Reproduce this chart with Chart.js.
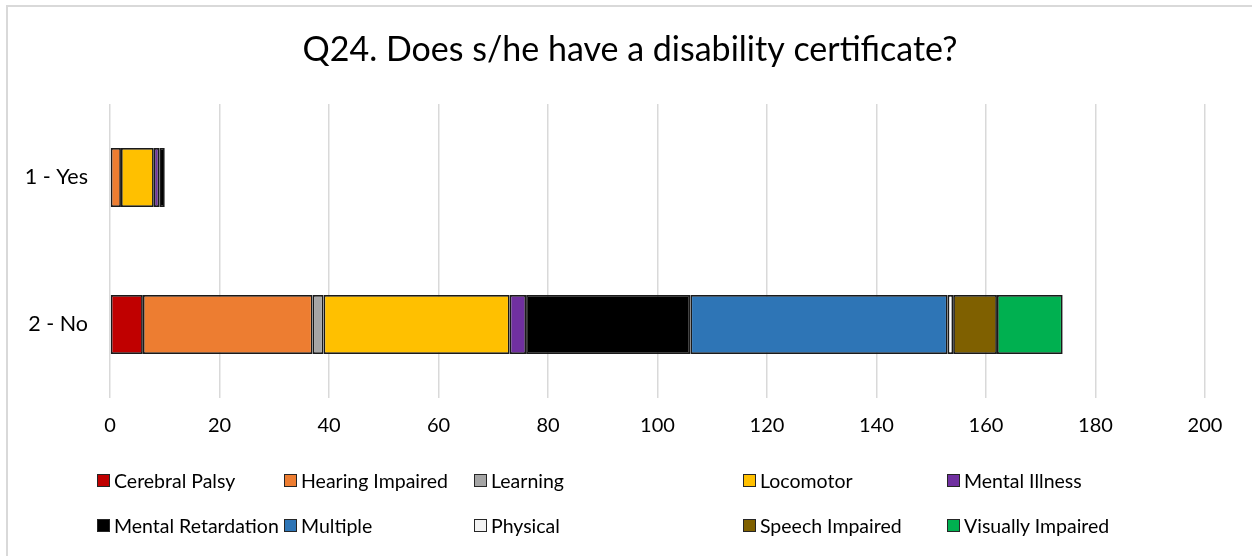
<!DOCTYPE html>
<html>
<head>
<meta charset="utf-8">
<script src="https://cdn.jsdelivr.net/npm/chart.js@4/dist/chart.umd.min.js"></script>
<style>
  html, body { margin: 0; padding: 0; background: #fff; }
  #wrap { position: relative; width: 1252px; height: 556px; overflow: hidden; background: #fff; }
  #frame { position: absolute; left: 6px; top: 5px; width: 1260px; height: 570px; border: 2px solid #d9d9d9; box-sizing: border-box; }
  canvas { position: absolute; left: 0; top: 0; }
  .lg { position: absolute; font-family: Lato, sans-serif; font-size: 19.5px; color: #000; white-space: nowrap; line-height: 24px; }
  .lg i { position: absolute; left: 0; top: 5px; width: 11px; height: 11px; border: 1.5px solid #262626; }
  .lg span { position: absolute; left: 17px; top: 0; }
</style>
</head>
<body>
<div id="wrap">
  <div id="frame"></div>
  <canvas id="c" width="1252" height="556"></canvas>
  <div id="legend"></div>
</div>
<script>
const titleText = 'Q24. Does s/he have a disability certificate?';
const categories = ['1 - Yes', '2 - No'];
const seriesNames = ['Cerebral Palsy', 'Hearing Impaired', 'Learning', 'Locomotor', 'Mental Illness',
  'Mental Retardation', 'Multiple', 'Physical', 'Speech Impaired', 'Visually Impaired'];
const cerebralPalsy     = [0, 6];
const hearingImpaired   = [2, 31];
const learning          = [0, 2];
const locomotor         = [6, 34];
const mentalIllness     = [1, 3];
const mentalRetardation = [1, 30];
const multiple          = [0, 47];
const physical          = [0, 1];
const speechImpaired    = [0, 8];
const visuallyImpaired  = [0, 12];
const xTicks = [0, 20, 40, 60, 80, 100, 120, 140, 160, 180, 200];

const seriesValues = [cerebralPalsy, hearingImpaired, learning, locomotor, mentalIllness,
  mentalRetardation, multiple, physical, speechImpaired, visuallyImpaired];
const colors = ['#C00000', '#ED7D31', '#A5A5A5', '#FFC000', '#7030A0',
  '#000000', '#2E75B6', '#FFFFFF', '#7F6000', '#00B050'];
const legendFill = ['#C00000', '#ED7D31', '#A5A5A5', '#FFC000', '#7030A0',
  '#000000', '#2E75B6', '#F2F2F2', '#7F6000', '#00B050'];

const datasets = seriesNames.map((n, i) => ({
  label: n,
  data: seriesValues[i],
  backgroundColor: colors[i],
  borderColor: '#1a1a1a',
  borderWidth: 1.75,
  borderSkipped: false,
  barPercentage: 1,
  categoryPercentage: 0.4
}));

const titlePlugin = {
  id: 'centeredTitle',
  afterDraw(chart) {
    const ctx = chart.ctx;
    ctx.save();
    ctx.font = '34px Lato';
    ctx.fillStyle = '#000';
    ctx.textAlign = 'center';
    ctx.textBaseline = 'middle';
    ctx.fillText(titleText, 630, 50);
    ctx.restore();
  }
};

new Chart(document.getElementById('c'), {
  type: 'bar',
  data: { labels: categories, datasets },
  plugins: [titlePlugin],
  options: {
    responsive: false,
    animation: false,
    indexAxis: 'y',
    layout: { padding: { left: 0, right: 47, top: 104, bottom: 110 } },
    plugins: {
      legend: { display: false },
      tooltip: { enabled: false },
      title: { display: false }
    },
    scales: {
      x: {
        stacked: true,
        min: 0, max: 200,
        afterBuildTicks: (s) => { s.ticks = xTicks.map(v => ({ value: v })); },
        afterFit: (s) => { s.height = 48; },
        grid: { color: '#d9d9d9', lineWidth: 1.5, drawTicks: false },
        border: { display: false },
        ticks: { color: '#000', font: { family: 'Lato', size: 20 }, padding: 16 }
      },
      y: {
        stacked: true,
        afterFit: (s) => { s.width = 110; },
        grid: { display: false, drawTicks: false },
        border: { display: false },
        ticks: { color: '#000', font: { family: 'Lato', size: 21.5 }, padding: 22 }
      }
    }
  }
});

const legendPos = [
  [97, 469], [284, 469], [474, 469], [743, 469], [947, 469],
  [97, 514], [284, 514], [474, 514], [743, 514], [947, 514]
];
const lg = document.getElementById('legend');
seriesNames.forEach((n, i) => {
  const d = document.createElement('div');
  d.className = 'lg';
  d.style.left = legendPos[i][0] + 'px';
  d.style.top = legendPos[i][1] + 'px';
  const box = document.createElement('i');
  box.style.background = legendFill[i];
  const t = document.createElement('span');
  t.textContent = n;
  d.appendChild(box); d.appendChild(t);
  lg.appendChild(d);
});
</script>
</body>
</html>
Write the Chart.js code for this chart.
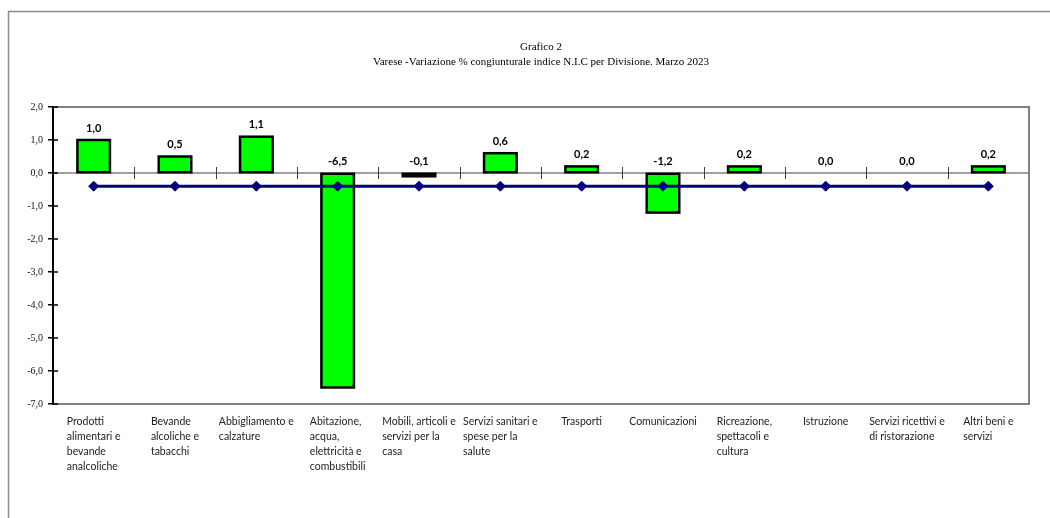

> _What to work on_:
Restate the data above word for word. Do not include the images.

> _Output below_:
Reproduce this chart with Chart.js.
<!DOCTYPE html>
<html>
<head>
<meta charset="utf-8">
<script src="https://cdn.jsdelivr.net/npm/chart.js@4/dist/chart.umd.min.js"></script>
<style>
  html, body { margin: 0; padding: 0; background: #fff; }
  #wrap { position: relative; width: 1252px; height: 556px; overflow: hidden; background: #fff; }
  #frame { position: absolute; left: 6px; top: 5px; width: 1260px; height: 570px; border: 2px solid #d9d9d9; box-sizing: border-box; }
  canvas { position: absolute; left: 0; top: 0; }
  .lg { position: absolute; font-family: Lato, sans-serif; font-size: 19.5px; color: #000; white-space: nowrap; line-height: 24px; }
  .lg i { position: absolute; left: 0; top: 5px; width: 11px; height: 11px; border: 1.5px solid #262626; }
  .lg span { position: absolute; left: 17px; top: 0; }
</style>
</head>
<body>
<div id="wrap">
  <div id="frame"></div>
  <canvas id="c" width="1252" height="556"></canvas>
  <div id="legend"></div>
</div>
<script>
const titleText = 'Q24. Does s/he have a disability certificate?';
const categories = ['1 - Yes', '2 - No'];
const seriesNames = ['Cerebral Palsy', 'Hearing Impaired', 'Learning', 'Locomotor', 'Mental Illness',
  'Mental Retardation', 'Multiple', 'Physical', 'Speech Impaired', 'Visually Impaired'];
const cerebralPalsy     = [0, 6];
const hearingImpaired   = [2, 31];
const learning          = [0, 2];
const locomotor         = [6, 34];
const mentalIllness     = [1, 3];
const mentalRetardation = [1, 30];
const multiple          = [0, 47];
const physical          = [0, 1];
const speechImpaired    = [0, 8];
const visuallyImpaired  = [0, 12];
const xTicks = [0, 20, 40, 60, 80, 100, 120, 140, 160, 180, 200];

const seriesValues = [cerebralPalsy, hearingImpaired, learning, locomotor, mentalIllness,
  mentalRetardation, multiple, physical, speechImpaired, visuallyImpaired];
const colors = ['#C00000', '#ED7D31', '#A5A5A5', '#FFC000', '#7030A0',
  '#000000', '#2E75B6', '#FFFFFF', '#7F6000', '#00B050'];
const legendFill = ['#C00000', '#ED7D31', '#A5A5A5', '#FFC000', '#7030A0',
  '#000000', '#2E75B6', '#F2F2F2', '#7F6000', '#00B050'];

const datasets = seriesNames.map((n, i) => ({
  label: n,
  data: seriesValues[i],
  backgroundColor: colors[i],
  borderColor: '#1a1a1a',
  borderWidth: 1.75,
  borderSkipped: false,
  barPercentage: 1,
  categoryPercentage: 0.4
}));

const titlePlugin = {
  id: 'centeredTitle',
  afterDraw(chart) {
    const ctx = chart.ctx;
    ctx.save();
    ctx.font = '34px Lato';
    ctx.fillStyle = '#000';
    ctx.textAlign = 'center';
    ctx.textBaseline = 'middle';
    ctx.fillText(titleText, 630, 50);
    ctx.restore();
  }
};

new Chart(document.getElementById('c'), {
  type: 'bar',
  data: { labels: categories, datasets },
  plugins: [titlePlugin],
  options: {
    responsive: false,
    animation: false,
    indexAxis: 'y',
    layout: { padding: { left: 0, right: 47, top: 104, bottom: 110 } },
    plugins: {
      legend: { display: false },
      tooltip: { enabled: false },
      title: { display: false }
    },
    scales: {
      x: {
        stacked: true,
        min: 0, max: 200,
        afterBuildTicks: (s) => { s.ticks = xTicks.map(v => ({ value: v })); },
        afterFit: (s) => { s.height = 48; },
        grid: { color: '#d9d9d9', lineWidth: 1.5, drawTicks: false },
        border: { display: false },
        ticks: { color: '#000', font: { family: 'Lato', size: 20 }, padding: 16 }
      },
      y: {
        stacked: true,
        afterFit: (s) => { s.width = 110; },
        grid: { display: false, drawTicks: false },
        border: { display: false },
        ticks: { color: '#000', font: { family: 'Lato', size: 21.5 }, padding: 22 }
      }
    }
  }
});

const legendPos = [
  [97, 469], [284, 469], [474, 469], [743, 469], [947, 469],
  [97, 514], [284, 514], [474, 514], [743, 514], [947, 514]
];
const lg = document.getElementById('legend');
seriesNames.forEach((n, i) => {
  const d = document.createElement('div');
  d.className = 'lg';
  d.style.left = legendPos[i][0] + 'px';
  d.style.top = legendPos[i][1] + 'px';
  const box = document.createElement('i');
  box.style.background = legendFill[i];
  const t = document.createElement('span');
  t.textContent = n;
  d.appendChild(box); d.appendChild(t);
  lg.appendChild(d);
});
</script>
</body>
</html>
Write the Chart.js code for this chart.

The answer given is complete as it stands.